Le film est volontairement lent, c’est ce qu’a voulu Colm Bairéad pour montrer l’indicible et l’épanouissement de Cáit. Beaucoup de silence également. Le film est silencieux comme les trois personnages principaux. Nous pouvons assimiler ce silence à une méditation : silence dans la nature, silence dans les non-dits, silence dans les peurs et les chagrins, silence dans les relations entre ces trois personnes. Colm Bairéad dit lui-même « le cinéma est un art visuel, il doit trouver les moyens de transcrire des émotions complexes…et sans paroles ». Dans leurs silences, un autre langage naît, fait de gestes, de moments où la tendresse trouve à s’exprimer autrement que par des mots.
Ce long métrage est soigneusement mis en scène et magnifiquement photographié, du premier foyer sombre, le film passe à un second foyer plus lumineux. Les couleurs changent aussi avec des champs baignés de soleil, des jaunes et des bruns réconfortants.
Le réalisateur apporte à son récit une dimension spirituelle, il conduit les pas de cette petite fille vers une reconstruction personnelle. Il montre avec sensibilité et sobriété la mécanique de la carence affective, mais surtout l’amour entre le couple et Cáit qui est fondé sur le respect de l’autre, l’altérité et la confiance en soi.
Simple, délicat, profond et tout en retenue, développant une belle puissance émotionnelle à travers des êtres fragiles, The Quiet girl suggère plutôt qu’il ne dit les choses. Le cinéaste irlandais raconte aucune cette parenthèse enchantée qui révèle la petite fille à elle-même et insinue un rayon de soleil dans la vie du couple vieillissant qui l’accueille. Ce film est un cadeau à accueillir et à savourer.

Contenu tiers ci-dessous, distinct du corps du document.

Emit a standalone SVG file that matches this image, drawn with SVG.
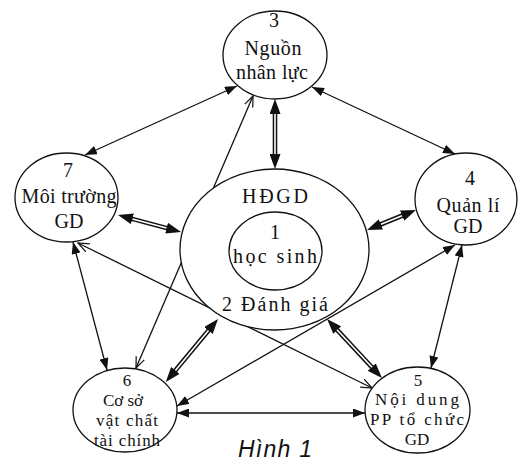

Ce long métrage est un grand succès critique et commercial de l’histoire du cinéma irlandais à avoir été tourné dans la première langue officielle du pays, le gaélique irlandais. Assimilés à la culture anglophone hégémonique avoisinante, les personnages naviguent constamment entre les deux langues. La langue irlandaise tout d’abord, qui est presque le nouveau standard des films irlandais les plus récents (The Banshees of Inisherin), Jusqu’en 2017, on dénombre seulement 4 films tournés en gaélique irlandais. Depuis 2019, 5 autres ont été tournés.